--- Supplied records ---

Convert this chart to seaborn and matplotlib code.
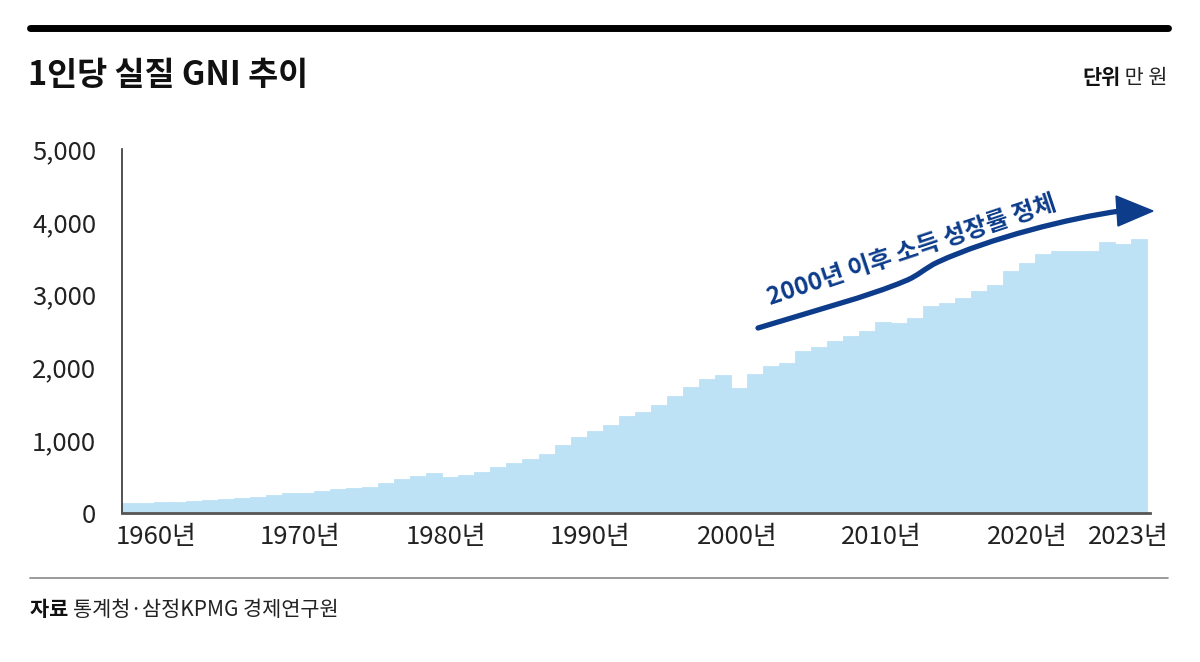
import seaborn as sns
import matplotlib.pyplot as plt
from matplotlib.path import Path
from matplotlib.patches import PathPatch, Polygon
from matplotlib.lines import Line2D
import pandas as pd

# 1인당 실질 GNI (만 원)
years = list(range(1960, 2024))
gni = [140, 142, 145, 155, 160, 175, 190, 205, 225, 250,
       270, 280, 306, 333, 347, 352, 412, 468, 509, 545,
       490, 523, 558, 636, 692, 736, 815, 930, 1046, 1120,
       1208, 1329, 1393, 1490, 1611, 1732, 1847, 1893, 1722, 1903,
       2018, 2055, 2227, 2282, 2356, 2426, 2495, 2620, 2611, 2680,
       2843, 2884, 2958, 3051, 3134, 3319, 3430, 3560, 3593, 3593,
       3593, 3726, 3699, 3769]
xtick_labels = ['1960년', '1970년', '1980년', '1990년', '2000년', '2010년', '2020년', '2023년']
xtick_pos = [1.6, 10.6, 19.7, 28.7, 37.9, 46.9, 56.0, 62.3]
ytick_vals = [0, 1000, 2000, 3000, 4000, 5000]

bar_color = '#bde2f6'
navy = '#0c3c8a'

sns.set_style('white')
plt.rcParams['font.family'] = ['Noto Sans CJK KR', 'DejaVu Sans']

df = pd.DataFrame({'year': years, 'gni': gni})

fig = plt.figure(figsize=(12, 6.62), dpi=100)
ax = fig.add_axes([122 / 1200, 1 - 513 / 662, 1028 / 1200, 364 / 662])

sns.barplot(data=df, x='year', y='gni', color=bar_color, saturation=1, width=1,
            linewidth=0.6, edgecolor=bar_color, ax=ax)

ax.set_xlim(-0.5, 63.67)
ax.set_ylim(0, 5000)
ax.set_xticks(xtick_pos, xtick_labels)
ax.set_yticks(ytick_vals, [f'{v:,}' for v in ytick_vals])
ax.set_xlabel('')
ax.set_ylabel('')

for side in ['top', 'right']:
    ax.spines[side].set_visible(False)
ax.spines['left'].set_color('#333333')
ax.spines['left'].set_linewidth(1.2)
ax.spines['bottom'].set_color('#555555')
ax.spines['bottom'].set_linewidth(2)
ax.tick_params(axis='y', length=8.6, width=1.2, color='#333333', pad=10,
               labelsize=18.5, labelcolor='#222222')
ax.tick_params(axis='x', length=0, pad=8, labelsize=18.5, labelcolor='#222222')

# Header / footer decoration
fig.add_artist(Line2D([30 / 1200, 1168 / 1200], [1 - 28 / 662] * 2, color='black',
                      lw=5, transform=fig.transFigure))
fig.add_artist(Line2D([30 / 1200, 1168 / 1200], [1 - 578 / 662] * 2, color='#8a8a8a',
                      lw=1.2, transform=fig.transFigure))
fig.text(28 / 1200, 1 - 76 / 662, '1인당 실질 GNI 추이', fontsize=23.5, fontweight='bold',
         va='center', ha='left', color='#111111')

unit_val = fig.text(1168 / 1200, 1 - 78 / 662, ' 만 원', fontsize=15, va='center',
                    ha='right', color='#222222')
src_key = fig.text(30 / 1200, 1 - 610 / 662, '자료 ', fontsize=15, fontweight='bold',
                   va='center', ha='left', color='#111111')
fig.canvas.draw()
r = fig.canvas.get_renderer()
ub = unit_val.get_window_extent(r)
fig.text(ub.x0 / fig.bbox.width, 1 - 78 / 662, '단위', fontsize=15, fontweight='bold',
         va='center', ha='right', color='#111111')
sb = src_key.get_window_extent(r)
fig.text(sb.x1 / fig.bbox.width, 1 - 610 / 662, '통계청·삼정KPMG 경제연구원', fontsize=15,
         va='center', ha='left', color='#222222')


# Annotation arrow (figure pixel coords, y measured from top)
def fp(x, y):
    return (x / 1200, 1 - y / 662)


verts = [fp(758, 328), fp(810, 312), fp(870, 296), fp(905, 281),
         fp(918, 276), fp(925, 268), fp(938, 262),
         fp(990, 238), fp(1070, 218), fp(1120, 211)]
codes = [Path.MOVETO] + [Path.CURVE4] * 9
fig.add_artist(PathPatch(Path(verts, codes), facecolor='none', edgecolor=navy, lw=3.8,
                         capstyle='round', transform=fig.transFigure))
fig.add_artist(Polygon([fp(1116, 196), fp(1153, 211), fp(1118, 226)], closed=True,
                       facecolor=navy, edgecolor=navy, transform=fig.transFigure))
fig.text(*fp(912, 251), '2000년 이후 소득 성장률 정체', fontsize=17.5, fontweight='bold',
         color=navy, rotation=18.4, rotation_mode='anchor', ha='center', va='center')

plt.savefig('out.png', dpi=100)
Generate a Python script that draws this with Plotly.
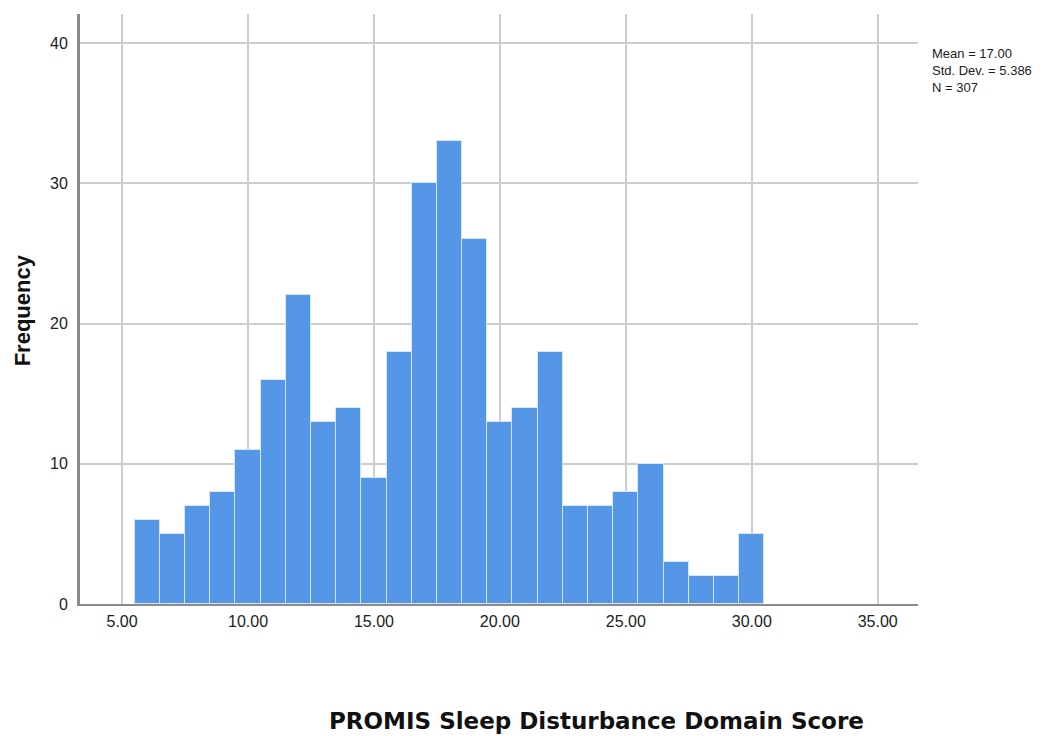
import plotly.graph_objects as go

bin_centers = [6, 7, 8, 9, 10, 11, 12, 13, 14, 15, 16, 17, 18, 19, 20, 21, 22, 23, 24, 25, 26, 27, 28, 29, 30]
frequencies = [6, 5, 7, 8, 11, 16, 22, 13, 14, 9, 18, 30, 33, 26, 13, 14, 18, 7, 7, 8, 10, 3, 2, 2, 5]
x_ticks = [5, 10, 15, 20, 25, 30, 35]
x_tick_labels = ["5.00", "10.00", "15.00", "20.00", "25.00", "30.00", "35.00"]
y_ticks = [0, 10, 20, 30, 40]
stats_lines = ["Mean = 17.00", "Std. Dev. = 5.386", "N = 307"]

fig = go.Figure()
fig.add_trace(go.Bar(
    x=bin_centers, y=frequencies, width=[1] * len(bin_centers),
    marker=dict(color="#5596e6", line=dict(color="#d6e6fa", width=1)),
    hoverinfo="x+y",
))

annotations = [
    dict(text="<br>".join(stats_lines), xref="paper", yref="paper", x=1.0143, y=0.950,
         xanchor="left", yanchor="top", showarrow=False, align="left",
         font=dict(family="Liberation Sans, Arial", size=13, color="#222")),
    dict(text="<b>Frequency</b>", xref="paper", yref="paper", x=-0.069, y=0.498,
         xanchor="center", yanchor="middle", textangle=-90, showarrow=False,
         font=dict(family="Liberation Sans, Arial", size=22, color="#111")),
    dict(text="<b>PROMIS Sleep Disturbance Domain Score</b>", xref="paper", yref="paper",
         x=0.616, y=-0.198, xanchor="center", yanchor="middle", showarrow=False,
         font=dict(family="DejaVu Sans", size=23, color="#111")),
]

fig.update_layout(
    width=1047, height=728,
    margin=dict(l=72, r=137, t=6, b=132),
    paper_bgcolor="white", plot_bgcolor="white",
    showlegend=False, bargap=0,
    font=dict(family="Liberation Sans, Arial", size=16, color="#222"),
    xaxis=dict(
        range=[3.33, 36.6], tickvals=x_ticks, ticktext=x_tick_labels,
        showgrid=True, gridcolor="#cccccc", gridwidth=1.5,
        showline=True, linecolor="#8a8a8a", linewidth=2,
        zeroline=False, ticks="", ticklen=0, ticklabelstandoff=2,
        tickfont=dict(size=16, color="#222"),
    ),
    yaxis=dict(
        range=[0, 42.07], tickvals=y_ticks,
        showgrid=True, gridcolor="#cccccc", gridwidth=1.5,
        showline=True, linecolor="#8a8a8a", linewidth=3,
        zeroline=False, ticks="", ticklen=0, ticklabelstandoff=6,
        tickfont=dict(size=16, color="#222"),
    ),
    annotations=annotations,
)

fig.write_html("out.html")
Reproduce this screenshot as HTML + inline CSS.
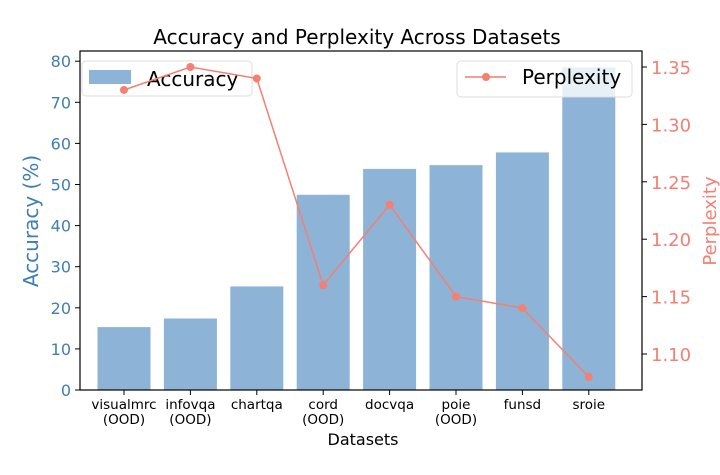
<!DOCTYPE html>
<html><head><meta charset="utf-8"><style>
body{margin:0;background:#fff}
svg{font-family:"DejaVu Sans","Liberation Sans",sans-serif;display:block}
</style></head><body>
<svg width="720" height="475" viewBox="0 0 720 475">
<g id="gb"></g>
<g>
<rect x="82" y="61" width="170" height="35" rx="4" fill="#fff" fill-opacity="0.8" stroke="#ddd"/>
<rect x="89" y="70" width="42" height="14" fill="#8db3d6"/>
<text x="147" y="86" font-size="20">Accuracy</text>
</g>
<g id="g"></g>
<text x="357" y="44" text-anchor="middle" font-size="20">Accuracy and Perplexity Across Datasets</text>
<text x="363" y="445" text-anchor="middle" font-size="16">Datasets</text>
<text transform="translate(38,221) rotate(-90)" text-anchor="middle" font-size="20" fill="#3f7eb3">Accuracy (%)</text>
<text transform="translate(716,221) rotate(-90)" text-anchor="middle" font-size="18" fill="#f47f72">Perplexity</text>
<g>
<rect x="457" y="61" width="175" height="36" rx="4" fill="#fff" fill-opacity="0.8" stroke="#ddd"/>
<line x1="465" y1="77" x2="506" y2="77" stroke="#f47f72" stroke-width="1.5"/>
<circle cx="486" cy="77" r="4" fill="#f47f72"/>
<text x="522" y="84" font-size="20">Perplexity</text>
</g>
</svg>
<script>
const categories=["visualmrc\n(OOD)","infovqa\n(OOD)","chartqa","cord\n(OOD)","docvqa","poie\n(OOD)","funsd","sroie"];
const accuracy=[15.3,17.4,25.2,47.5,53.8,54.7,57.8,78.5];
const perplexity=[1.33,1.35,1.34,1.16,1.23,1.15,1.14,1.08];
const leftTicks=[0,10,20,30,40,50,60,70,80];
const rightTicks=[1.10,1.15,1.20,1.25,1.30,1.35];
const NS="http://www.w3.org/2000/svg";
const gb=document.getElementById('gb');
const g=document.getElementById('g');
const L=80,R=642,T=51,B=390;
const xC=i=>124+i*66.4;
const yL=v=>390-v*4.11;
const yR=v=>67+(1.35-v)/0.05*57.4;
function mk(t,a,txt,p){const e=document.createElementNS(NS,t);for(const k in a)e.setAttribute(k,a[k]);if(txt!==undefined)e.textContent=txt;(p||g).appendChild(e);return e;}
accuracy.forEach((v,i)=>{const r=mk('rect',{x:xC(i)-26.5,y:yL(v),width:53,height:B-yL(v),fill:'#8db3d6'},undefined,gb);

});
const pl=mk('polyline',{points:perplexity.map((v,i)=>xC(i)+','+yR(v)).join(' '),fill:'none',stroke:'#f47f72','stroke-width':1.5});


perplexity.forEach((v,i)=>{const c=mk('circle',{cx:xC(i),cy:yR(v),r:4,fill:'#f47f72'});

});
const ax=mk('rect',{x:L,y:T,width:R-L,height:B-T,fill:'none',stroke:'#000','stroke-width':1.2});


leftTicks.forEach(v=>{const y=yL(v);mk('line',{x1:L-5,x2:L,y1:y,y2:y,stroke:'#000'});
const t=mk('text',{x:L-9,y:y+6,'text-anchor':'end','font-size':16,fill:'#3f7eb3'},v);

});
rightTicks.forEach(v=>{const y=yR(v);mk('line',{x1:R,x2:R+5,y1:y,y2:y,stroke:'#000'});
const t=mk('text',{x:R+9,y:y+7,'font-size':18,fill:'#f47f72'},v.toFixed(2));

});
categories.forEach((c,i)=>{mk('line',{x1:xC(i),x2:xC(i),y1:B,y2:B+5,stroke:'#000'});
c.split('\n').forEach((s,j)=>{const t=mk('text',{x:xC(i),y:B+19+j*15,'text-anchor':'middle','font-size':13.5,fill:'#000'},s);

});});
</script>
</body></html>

---

**Given problem**
The lines from the start of the entries above through the one containing "pad=8, labelsize=18.5, labelcolor='#222222')" are to be retyped exactly, and no others. Pictures are left out.

**Solved problem**
Convert this chart to seaborn and matplotlib code.
import seaborn as sns
import matplotlib.pyplot as plt
from matplotlib.path import Path
from matplotlib.patches import PathPatch, Polygon
from matplotlib.lines import Line2D
import pandas as pd

# 1인당 실질 GNI (만 원)
years = list(range(1960, 2024))
gni = [140, 142, 145, 155, 160, 175, 190, 205, 225, 250,
       270, 280, 306, 333, 347, 352, 412, 468, 509, 545,
       490, 523, 558, 636, 692, 736, 815, 930, 1046, 1120,
       1208, 1329, 1393, 1490, 1611, 1732, 1847, 1893, 1722, 1903,
       2018, 2055, 2227, 2282, 2356, 2426, 2495, 2620, 2611, 2680,
       2843, 2884, 2958, 3051, 3134, 3319, 3430, 3560, 3593, 3593,
       3593, 3726, 3699, 3769]
xtick_labels = ['1960년', '1970년', '1980년', '1990년', '2000년', '2010년', '2020년', '2023년']
xtick_pos = [1.6, 10.6, 19.7, 28.7, 37.9, 46.9, 56.0, 62.3]
ytick_vals = [0, 1000, 2000, 3000, 4000, 5000]

bar_color = '#bde2f6'
navy = '#0c3c8a'

sns.set_style('white')
plt.rcParams['font.family'] = ['Noto Sans CJK KR', 'DejaVu Sans']

df = pd.DataFrame({'year': years, 'gni': gni})

fig = plt.figure(figsize=(12, 6.62), dpi=100)
ax = fig.add_axes([122 / 1200, 1 - 513 / 662, 1028 / 1200, 364 / 662])

sns.barplot(data=df, x='year', y='gni', color=bar_color, saturation=1, width=1,
            linewidth=0.6, edgecolor=bar_color, ax=ax)

ax.set_xlim(-0.5, 63.67)
ax.set_ylim(0, 5000)
ax.set_xticks(xtick_pos, xtick_labels)
ax.set_yticks(ytick_vals, [f'{v:,}' for v in ytick_vals])
ax.set_xlabel('')
ax.set_ylabel('')

for side in ['top', 'right']:
    ax.spines[side].set_visible(False)
ax.spines['left'].set_color('#333333')
ax.spines['left'].set_linewidth(1.2)
ax.spines['bottom'].set_color('#555555')
ax.spines['bottom'].set_linewidth(2)
ax.tick_params(axis='y', length=8.6, width=1.2, color='#333333', pad=10,
               labelsize=18.5, labelcolor='#222222')
ax.tick_params(axis='x', length=0, pad=8, labelsize=18.5, labelcolor='#222222')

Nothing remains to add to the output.